Of course, I agree with you that if there is a general problem to solve, it’s usually better to solve that general problem rather than do half measures. It’s just that that’s not what’s going on here.
In my proposed solution, all the rules for relative imports and their associated errors are identical. That is, arbitrary relative imports are allowed within a package, but only within that package. In particular, since site_packages is not itself a package, my solution has zero changes for how people interact with it.
Using my proposed solution, if I’m working on a package a that has four files: __init__.py, the script, y.py and x.py. Then y.py can’t do import a.x because a isn’t the name of a package (precisely the same as it currently is). But y.py could do from . import x. This would be added to sys.modules as ".x".
To be clear, I will restate my proposed idea from above: if a sys.path has some identifying file (e.g. __init__.py), treat it as an anonymous package for relative imports. You could call what I’m proposing “anonymous top-level packaging”.
I’m not opposed to simply updating documentation/communication, but I think that there seems to be legitimate cases where it makes sense to allow these relative imports.
Let’s take the examples I linked at the start.
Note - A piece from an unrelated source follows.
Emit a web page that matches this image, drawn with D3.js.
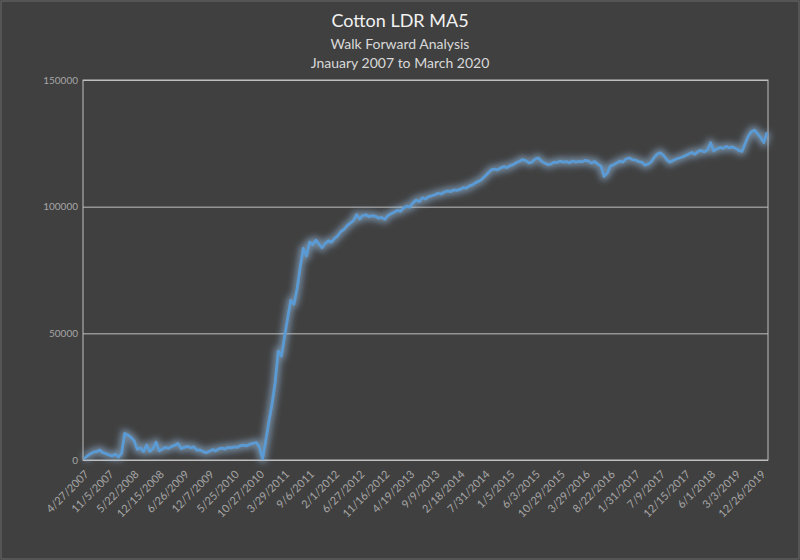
<!DOCTYPE html>
<html>
<head>
<meta charset="utf-8">
<script src="https://cdn.jsdelivr.net/npm/d3@7/dist/d3.min.js"></script>
<style>
  html, body { margin: 0; padding: 0; background: #404040; }
  svg { display: block; }
</style>
</head>
<body>
<div id="chart"></div>
<script>
// ---- Data ----
const titleText = "Cotton LDR MA5";
const subtitle1 = "Walk Forward Analysis";
const subtitle2 = "Jnauary 2007 to March 2020";

const yTicks = [0, 50000, 100000, 150000];

const tickLabels = [
  "4/27/2007", "11/5/2007", "5/22/2008", "12/15/2008", "6/26/2009", "12/7/2009",
  "5/25/2010", "10/27/2010", "3/29/2011", "9/6/2011", "2/1/2012", "6/27/2012",
  "11/16/2012", "4/19/2013", "9/9/2013", "2/18/2014", "7/31/2014", "1/5/2015",
  "6/3/2015", "10/29/2015", "3/29/2016", "8/22/2016", "1/31/2017", "7/9/2017",
  "12/15/2017", "6/1/2018", "3/3/2019", "12/26/2019"
];
const labelEvery = 8; // one date label every 8 trades

// cumulative equity, one value per trade
const equity = [
  500, 1500, 2400, 3100, 3300, 3900, 2900, 2500,
  2000, 1600, 2300, 1200, 2600, 10500, 9800, 8900,
  7600, 4200, 4800, 3300, 5900, 3400, 4500, 7000,
  3600, 4300, 5000, 4600, 5400, 5800, 6500, 4500,
  5000, 5400, 4800, 5200, 3900, 4000, 3300, 2900,
  3400, 4100, 3600, 4400, 4700, 4300, 5000, 4800,
  5200, 5000, 5700, 5900, 5600, 6300, 6600, 6900,
  5000, 500, 7500, 15000, 22000, 30500, 43000, 41000,
  48500, 56000, 63000, 61500, 67500, 76000, 83500, 80500,
  86000, 85000, 86800, 85200, 83800, 85500, 86500, 86000,
  87500, 88500, 90200, 91000, 92500, 93500, 94500, 96800,
  95200, 96500, 96800, 96000, 96500, 96200, 95500, 95800,
  95000, 96500, 97200, 97800, 98500, 98200, 99500, 100200,
  99800, 101500, 102600, 102000, 103500, 103000, 104000, 104300,
  104700, 105300, 105000, 105800, 106200, 105900, 106600, 106400,
  106800, 107500, 107300, 108200, 108600, 109500, 110000, 110800,
  112000, 113300, 114500, 114800, 114500, 115300, 115800, 115400,
  116200, 116600, 117400, 117900, 118600, 118200, 117300, 117600,
  118800, 119200, 118000, 117200, 116600, 116800, 117600, 117400,
  118000, 117600, 117800, 117300, 118000, 117600, 117900, 117700,
  118300, 118000, 117200, 117800, 116800, 116000, 112000, 113200,
  116000, 116500, 117200, 118000, 117600, 118800, 119200, 118600,
  118400, 117800, 117600, 116400, 116800, 117600, 119400, 120800,
  121300, 120200, 118600, 117600, 118200, 118800, 119200, 119600,
  120200, 120800, 121400, 120700, 121800, 122200, 121600, 122400,
  125200, 122000, 122800, 123400, 123000, 123800, 123200, 123600,
  123000, 122200, 121800, 124800, 127800, 129600, 130200, 128800,
  127200, 125300, 129300
];

// ---- Layout ----
const W = 800, H = 560;
const plot = { left: 83, right: 768, top: 80, bottom: 460 };

const svg = d3.select("#chart").append("svg")
  .attr("width", W).attr("height", H);

svg.append("rect").attr("x", 0).attr("y", 0).attr("width", W).attr("height", H)
  .attr("fill", "#404040");
svg.append("rect").attr("x", 1).attr("y", 1).attr("width", W - 2).attr("height", H - 2)
  .attr("fill", "none").attr("stroke", "#6a6a6a").attr("stroke-width", 1);

const defs = svg.append("defs");
const glow = defs.append("filter").attr("id", "glow")
  .attr("x", "-5%").attr("y", "-5%").attr("width", "110%").attr("height", "110%");
glow.append("feGaussianBlur").attr("stdDeviation", 3.4);

const x = d3.scaleLinear()
  .domain([0, equity.length - 1])
  .range([plot.left + 1, plot.right - 1]);
const y = d3.scaleLinear()
  .domain([0, 150000])
  .range([plot.bottom, plot.top]);

// Titles
const font = "Lato, 'Open Sans', sans-serif";
svg.append("text").attr("x", 400).attr("y", 27).attr("text-anchor", "middle")
  .attr("font-family", font).attr("font-size", 18).attr("fill", "#f2f2f2")
  .text(titleText);
svg.append("text").attr("x", 400).attr("y", 49).attr("text-anchor", "middle")
  .attr("font-family", font).attr("font-size", 14).attr("fill", "#d9d9d9")
  .text(subtitle1);
svg.append("text").attr("x", 400).attr("y", 68).attr("text-anchor", "middle")
  .attr("font-family", font).attr("font-size", 14).attr("fill", "#d9d9d9")
  .text(subtitle2);

// Gridlines
const yAxis = d3.axisLeft(y).tickValues(yTicks).tickSize(-(plot.right - plot.left))
  .tickFormat(d3.format("d")).tickPadding(5);
const gy = svg.append("g").attr("transform", `translate(${plot.left},0)`).call(yAxis);
gy.select(".domain").remove();
gy.selectAll(".tick line").attr("stroke", "#bfbfbf").attr("stroke-width", 1);
gy.selectAll(".tick text").attr("fill", "#a6a6a6").attr("font-family", font)
  .attr("font-size", 10);

// Plot border
svg.append("rect").attr("x", plot.left).attr("y", plot.top)
  .attr("width", plot.right - plot.left).attr("height", plot.bottom - plot.top)
  .attr("fill", "none").attr("stroke", "#bfbfbf").attr("stroke-width", 1);

// X axis labels
const labelIdx = tickLabels.map((_, i) => i * labelEvery);
const xAxis = d3.axisBottom(x).tickValues(labelIdx).tickSize(0)
  .tickFormat((d, i) => tickLabels[i]);
const gx = svg.append("g").attr("transform", `translate(0,${plot.bottom})`).call(xAxis);
gx.select(".domain").remove();
gx.selectAll(".tick text")
  .attr("fill", "#a6a6a6").attr("font-family", font).attr("font-size", 11)
  .attr("text-anchor", "end")
  .attr("dy", 0).attr("y", 0)
  .attr("transform", "translate(5,15) rotate(-45)");

// Line with glow
const line = d3.line().x((d, i) => x(i)).y(d => y(d));
svg.append("path").datum(equity).attr("d", line)
  .attr("fill", "none").attr("stroke", "#9cc6ee").attr("stroke-width", 8)
  .attr("stroke-opacity", 0.55).attr("stroke-linejoin", "round")
  .attr("filter", "url(#glow)");
svg.append("path").datum(equity).attr("d", line)
  .attr("fill", "none").attr("stroke", "#5b9bd5").attr("stroke-width", 2.8)
  .attr("stroke-linejoin", "round");
</script>
</body>
</html>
They had their source code in one folder, and their tests in another folder. That’s a very common pattern, and it doesn’t work without some sys.path hacks or creative commandline calls. Are they doing something wrong? The answers to those linked questions doesn’t have anyone saying that what they are trying to do is fundamentally wrong, just that python doesn’t support it very well.
So, what’s wrong with those cases? What should they do instead?